= United Handicapped Federation =

American non-profit organization

The United Handicapped Federation (UHF) was a non-profit group involved in the support and advocacy of people with disabilities. During the period of their activity, they helped to ensure equal treatment of individuals with disabilities both in the courts as well as the public sphere. They brought awareness to issues that were glossed over and invisible to the public eye as well as providing services and aid to their community.

==History==
The United Handicapped Federation was a local group created in September 1974, in the Twin Cities of Minneapolis and Saint Paul, Minnesota. It primarily defended areas such as transportation, housing, employment, and constructive barriers. People with disabilities were becoming more inclined to creating power by the behavior of others with disabilities, thus bringing forth thinking in the terms of citizenship and rights. An increasing number of disabled people began to question their place in America which helped fuel the UHF to bring forth passion towards disability culture, politics, and growth. The UHF later disbanded in the mid-1990s, after accomplishing a significant amount of reform for people with disabilities.

==Law and reform==
The UHF took part in court cases setting precedent for accommodating people with disabilities on public transportation.

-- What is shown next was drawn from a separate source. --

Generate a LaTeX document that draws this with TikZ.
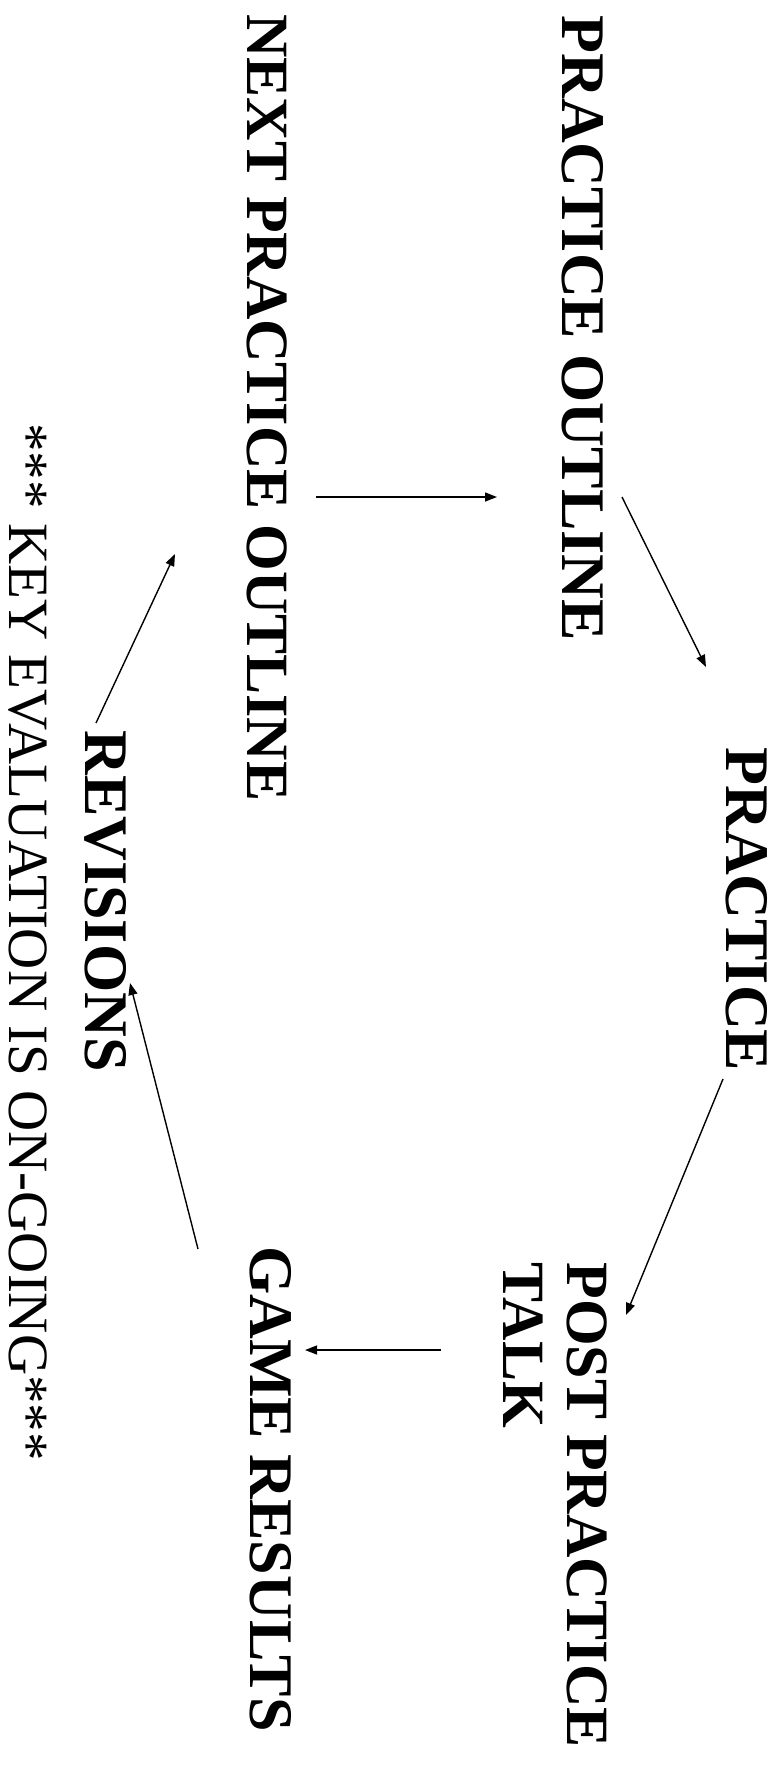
\documentclass[tikz,border=0pt]{standalone}
\usepackage{fontspec}
\setmainfont{Liberation Serif}
\usetikzlibrary{arrows.meta,calc}
\tikzset{
  stage/.style={anchor=base west,inner sep=0pt,font=\bfseries\fontsize{31}{32}\selectfont},
  smallstage/.style={stage,font=\bfseries\fontsize{30}{32}\selectfont},
  note/.style={anchor=base west,inner sep=0pt,font=\fontsize{28.5}{30}\selectfont},
  flow/.style={-{Triangle[length=6pt,width=4.5pt]},line width=0.7pt}
}
\begin{document}
\begin{tikzpicture}[x=0.5pt,y=0.5pt]
\begin{scope}[rotate=-90,transform shape]
\path[use as bounding box] (0,0) rectangle (1767,783);

% stages of the cycle
\node [stage] (po) at (15,562) {PRACTICE OUTLINE};
\node [stage] (pr) at (747,726) {PRACTICE};
\node [smallstage,align=left] (post) at (1262,503) {POST PRACTICE\\TALK};
\node [stage] (gr) at (1246,250) {GAME RESULTS};
\node [stage] (rev) at (730,85) {REVISIONS};
\node [smallstage] (npo) at (14,247) {NEXT PRACTICE OUTLINE};
\node [note] (key) at (423,10) {*** KEY EVALUATION IS ON-GOING***};

% arrows
\draw [flow] ($(npo.base west)+(483,69)$) -- ($(po.base west)+(482,-65)$);
\draw [flow] ($(po.base west)+(482,60)$) -- ($(pr.base west)+(-80,-20)$);
\draw [flow] ($(pr.base west)+(332,-3)$) -- ($(post.base west)+(53,123)$);
\draw [flow] ($(post.base west)+(88,-62)$) -- ($(gr.base west)+(104,55)$);
\draw [flow] ($(gr.base west)+(3,-52)$) -- ($(rev.base west)+(253,45)$);
\draw [flow] ($(rev.base west)+(-7,11)$) -- ($(npo.base west)+(540,-72)$);

\end{scope}
\end{tikzpicture}
\end{document}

Following the precedent setting case, public transit systems using federal money were determined to have a duty to make "special efforts" to provide accommodations for people with disabilities and the elderly. This determination was based on legislation in the Urban Mass Transportation Act of 1964. The United Handicapped Federation facilitated and staged a variety of protests and awareness campaigns for individuals with disabilities. The UHF was recognized as a determining factor in legislation regarding the support of individuals who have been sexually assaulted and making prosecution against the perpetrators more effective.

==Community service==
The United Handicapped Federation took part in developing a resource to make modular and reusable wheelchair ramps. It lobbied for people with disabilities in the Twin Cities area in order to give disabled individuals a voice in "the time-consuming and restrictive legislation process." During the 1970s the UHF took part in developing a universally accessible design for apartment buildings. They were involved in bringing awareness to prevalence of sexual and physical assault of people with disabilities.